There are a number of Rhonda Volmer archetypes in pop culture — they’re not usually the star of the story. Teenage girls who present as sweet but who are liars and thieves. These girls are uniformly pretty, and like Rhonda they might be able to sing beautifully or something like that. They are often the opponent in a middle grade story, where the heroine is adorably straight-up, mostly lacking in guile. Ramona Quimby is lacking in guile, but her nemesis Susan is pretty but sly. This dynamic, set up by Beverly Cleary, has been repeated over and over in middle grade stories for and about girls.
Meanwhile, think of any female entertainer who is known as a ‘bitch’ and she probably has trickster attributes.
WHY SO FEW FEMALE TRICKSTERS?
- Most stories come from patriarchal cultures, where both hero and opponent are male.

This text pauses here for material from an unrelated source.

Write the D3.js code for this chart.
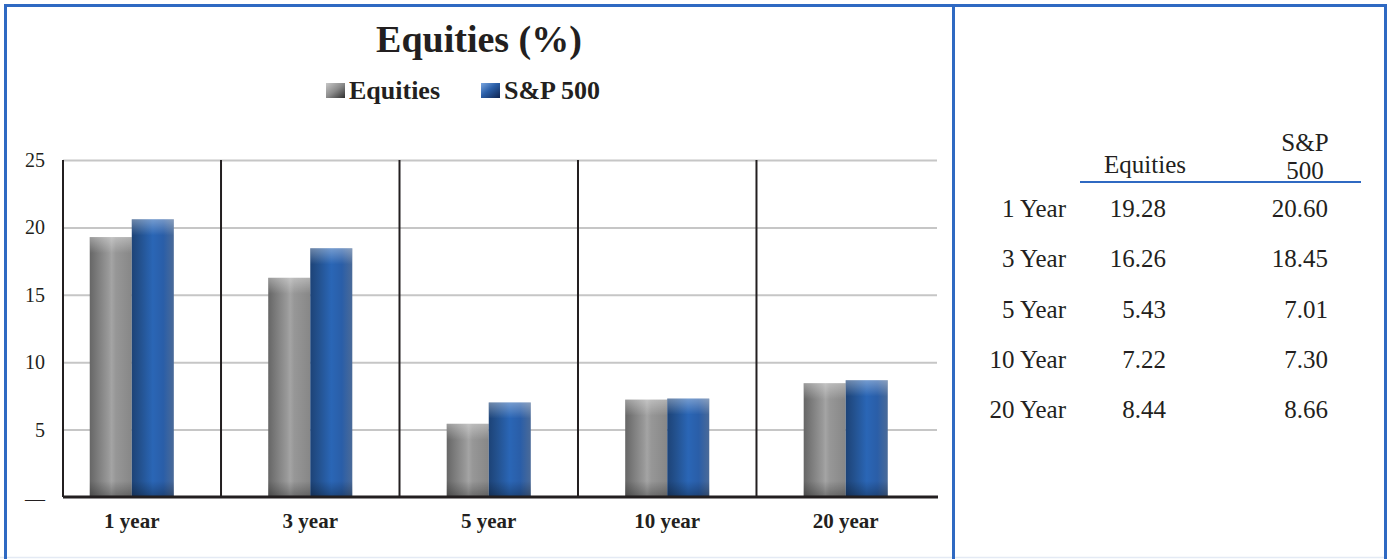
<!DOCTYPE html>
<html>
<head>
<meta charset="utf-8">
<script src="https://cdn.jsdelivr.net/npm/d3@7"></script>
<style>
  html, body { margin: 0; padding: 0; background: #ffffff; }
  svg { display: block; }
  svg text { font-family: "Liberation Serif", Tinos, "Times New Roman", Times, serif; fill: #231f20; }
</style>
</head>
<body>
<svg id="chart" width="1387" height="559"></svg>
<script>
// ---- data ----
const categories = ["1 year", "3 year", "5 year", "10 year", "20 year"];
const tableRows = ["1 Year", "3 Year", "5 Year", "10 Year", "20 Year"];
const seriesNames = ["Equities", "S&P 500"];
const equities = [19.28, 16.26, 5.43, 7.22, 8.44];
const sp500 = [20.60, 18.45, 7.01, 7.30, 8.66];
const yTicks = [0, 5, 10, 15, 20, 25];
const chartTitle = "Equities (%)";

const seriesValues = [equities, sp500];
const SERIF = "\"Liberation Serif\", Tinos, \"Times New Roman\", Times, serif";

const svg = d3.select("#chart").attr("font-family", SERIF);
const W = 1387, H = 559;

// ---- gradients ----
const defs = svg.append("defs");
function hGrad(id, stops) {
  const g = defs.append("linearGradient").attr("id", id)
    .attr("x1", "0").attr("y1", "0").attr("x2", "1").attr("y2", "0");
  stops.forEach(s => g.append("stop").attr("offset", s[0]).attr("stop-color", s[1]));
}
function vGrad(id, stops) {
  const g = defs.append("linearGradient").attr("id", id)
    .attr("x1", "0").attr("y1", "0").attr("x2", "0").attr("y2", "1");
  stops.forEach(s => g.append("stop").attr("offset", s[0]).attr("stop-color", s[1]).attr("stop-opacity", s[2]));
}
function dGrad(id, stops) {
  const g = defs.append("linearGradient").attr("id", id)
    .attr("x1", "0").attr("y1", "0").attr("x2", "1").attr("y2", "1");
  stops.forEach(s => g.append("stop").attr("offset", s[0]).attr("stop-color", s[1]));
}
hGrad("gGray", [[0, "#666666"], [0.18, "#7b7b7b"], [0.45, "#999999"], [0.52, "#a4a4a4"], [0.62, "#979797"], [1, "#878787"]]);
hGrad("gBlue", [[0, "#1d4377"], [0.2, "#23518e"], [0.5, "#2a66b6"], [0.75, "#2a5ea8"], [1, "#4a6a98"]]);
vGrad("gTopHi", [[0, "#ffffff", 0.35], [1, "#ffffff", 0]]);
vGrad("gBotDk", [[0, "#000000", 0], [1, "#000000", 0.3]]);
dGrad("gLegGray", [[0, "#c8c8c8"], [0.5, "#8a8a8a"], [1, "#2e2e2e"]]);
dGrad("gLegBlue", [[0, "#7aa6e0"], [0.45, "#2b5fa8"], [1, "#0f2450"]]);
const fills = ["url(#gGray)", "url(#gBlue)"];
const legendFills = ["url(#gLegGray)", "url(#gLegBlue)"];

// ---- frame ----
const frameColor = "#2f69c2";
svg.append("line").attr("x1", 0).attr("x2", W).attr("y1", 557.5).attr("y2", 557.5)
  .attr("stroke", "#e4eaf4").attr("stroke-width", 1.5);
svg.append("rect").attr("x", 5.5).attr("y", 5.5).attr("width", 1380).attr("height", 580)
  .attr("fill", "none").attr("stroke", frameColor).attr("stroke-width", 3);
svg.append("line").attr("x1", 953.5).attr("x2", 953.5).attr("y1", 5).attr("y2", H)
  .attr("stroke", frameColor).attr("stroke-width", 3);

// ---- chart ----
const plotL = 63, plotR = 937, plotT = 160, plotB = 497;
const y = d3.scaleLinear().domain([0, 25]).range([plotB, plotT]);
const x = d3.scaleBand().domain(categories).range([42.5, 935])
  .paddingInner(0.529).paddingOuter(0.2647);
const xs = d3.scaleBand().domain(seriesNames).range([0, x.bandwidth()]);

// gridlines
const grid = svg.append("g").attr("transform", `translate(${plotL},0)`)
  .call(d3.axisLeft(y).tickValues(yTicks.filter(d => d > 0)).tickSize(-(plotR - plotL)).tickFormat(""));
grid.select(".domain").remove();
grid.selectAll(".tick line").attr("stroke", "#c6c6c6").attr("stroke-width", 2);

// category dividers
const step = x.step();
svg.append("g").selectAll("line").data(categories.slice(0, -1)).join("line")
  .attr("x1", d => x(d) + x.bandwidth() / 2 + step / 2)
  .attr("x2", d => x(d) + x.bandwidth() / 2 + step / 2)
  .attr("y1", plotT).attr("y2", plotB)
  .attr("stroke", "#231f20").attr("stroke-width", 2);
svg.append("line").attr("x1", plotL).attr("x2", plotL).attr("y1", plotT).attr("y2", plotB)
  .attr("stroke", "#231f20").attr("stroke-width", 2);

// bars
const barData = [];
categories.forEach((c, i) => seriesNames.forEach((s, j) => barData.push({ c, s, j, v: seriesValues[j][i] })));
const bars = svg.append("g").selectAll("g").data(barData).join("g")
  .attr("transform", d => `translate(${x(d.c) + xs(d.s)},0)`);
bars.append("rect")
  .attr("x", 0).attr("width", xs.bandwidth())
  .attr("y", d => y(d.v)).attr("height", d => y(0) - y(d.v))
  .attr("fill", d => fills[d.j]);
bars.append("rect")
  .attr("x", 0).attr("width", xs.bandwidth())
  .attr("y", d => y(d.v)).attr("height", d => Math.min(16, y(0) - y(d.v)))
  .attr("fill", "url(#gTopHi)");
bars.append("rect")
  .attr("x", 0).attr("width", xs.bandwidth())
  .attr("y", d => y(0) - Math.min(16, y(0) - y(d.v))).attr("height", d => Math.min(16, y(0) - y(d.v)))
  .attr("fill", "url(#gBotDk)");

// baseline
svg.append("line").attr("x1", plotL).attr("x2", plotR + 1).attr("y1", plotB).attr("y2", plotB)
  .attr("stroke", "#231f20").attr("stroke-width", 3);

// y axis labels
const yAx = svg.append("g").attr("transform", "translate(45,0)")
  .call(d3.axisLeft(y).tickValues(yTicks).tickSize(0).tickPadding(0)
    .tickFormat(d => d === 0 ? "\u2014" : d));
yAx.attr("font-family", SERIF).attr("font-size", 20);
yAx.select(".domain").remove();
yAx.selectAll("text").attr("fill", "#231f20");
yAx.selectAll(".tick").filter(d => d === 0).select("text").attr("dy", "0.4em").attr("fill", "#555");

// x axis labels
const xAx = svg.append("g").attr("transform", `translate(0,${plotB})`)
  .call(d3.axisBottom(x).tickSize(0).tickPadding(16));
xAx.attr("font-family", SERIF).attr("font-size", 21).attr("font-weight", "bold");
xAx.select(".domain").remove();
xAx.selectAll("text").attr("fill", "#231f20");

// title
svg.append("text").attr("x", 479).attr("y", 52).attr("text-anchor", "middle")
  .attr("font-size", 38).attr("font-weight", "bold").text(chartTitle);

// legend
const legendX = [326, 481];
const leg = svg.append("g").selectAll("g").data(seriesNames).join("g")
  .attr("transform", (d, i) => `translate(${legendX[i]},0)`);
leg.append("rect").attr("x", 0).attr("y", 83).attr("width", 19).attr("height", 15)
  .attr("fill", (d, i) => legendFills[i]);
leg.append("text").attr("x", 23).attr("y", 99)
  .attr("font-size", 26).attr("font-weight", "bold").text(d => d);

// ---- table ----
const fmt = d3.format(".2f");
const colRight = [1166, 1328];
const tbl = svg.append("g").attr("font-size", 25);
tbl.append("text").attr("x", 1145).attr("y", 173).attr("text-anchor", "middle").text(seriesNames[0]);
tbl.append("text").attr("x", 1305).attr("y", 151).attr("text-anchor", "middle").text("S&P");
tbl.append("text").attr("x", 1305).attr("y", 179).attr("text-anchor", "middle").text("500");
tbl.append("line").attr("x1", 1080).attr("x2", 1361).attr("y1", 182).attr("y2", 182)
  .attr("stroke", frameColor).attr("stroke-width", 2);
const rowY = d3.scalePoint().domain(tableRows).range([217, 418]);
tableRows.forEach((r, i) => {
  tbl.append("text").attr("x", 1066).attr("y", rowY(r)).attr("text-anchor", "end").text(r);
  seriesValues.forEach((vals, j) => {
    tbl.append("text").attr("x", colRight[j]).attr("y", rowY(r)).attr("text-anchor", "end").text(fmt(vals[i]));
  });
});
</script>
</body>
</html>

- It’s possible (and very likely) that stories about female tricksters once existed but have since been lost because they haven’t been considered worthy of recording
- The female trickster may take a different form entirely, in which case we don’t consider her the female analogue of the same thing
- There might be something about the trickster archetype that cultures see as primarily male. In this case, even in a hypothetical matriarchal culture, the trickster would be gendered male.
I posit that voters have higher expectations of female politicians just as audiences have higher expectations of female tricksters. This has a very real effect upon who makes it into office. Hillary Clinton is often described as ‘wily’, for instance, whereas the same behaviours from a man would be considered ‘clever’.
The Trickster As Story Genre
As well as referring to a character, the trickster is also a type of tale.
The Biter Bit
A subcategory of the trickster tale is the ‘biter bit’.
- Biter bit is a technical editorial term used to describe a story about aggression, in which the aggressor becomes the victim.
- The Biter Bit is an 1899 British short black-and-white silent comedy film featuring a boy playing a practical joke on a gardener by grasping his hose to stop the water flow and then letting go again when the gardener looks down it to check.
- A biter bit story is usually told from the point of view of the eventual victim, who throughout the major part of the story seems to be the perpetrator of the joke, swindle, etc.
- At the close of the story another biter-bit might begin.
- At the story’s close, both sides might find themselves undone by another party even shrewder than they are.
- The biter bit has two component parts:
- a fairly original situation in which one man is doing another dirt
- an ingenious reversal whereby the dirt is done the doer.
- Probably about half of all jokes that do the rounds are biter-bit stories. Essentially, the biter-bit is an extended joke or anecdote. Just as in so many jokes, there is the non-malicious aggression and then the sudden setback for that aggressor. As in the joke, too, the story first sets up a taut situation and then explosively loosens it with an unexpected reversal. As with a successful joke, also, the good biter-bit must have a spark.
- A good biter-bit story rests entirely on how good the switch is.
- The morality of a biter bit is inherently conservative — people who seek to trick others get their own back.
- In children’s stories in particular, it is important to certain gatekeepers that children with ill-intent are punished.
Roald Dahl was a fan of the biter bit. The Twits is an extended biter bit comedy. Many of his short stories for adults end with a trickster getting tricked back.
Who is the trickster in Road Runner? Wile E. Coyote has an ironically symbolic name — the road runner always ends up playing a better trick.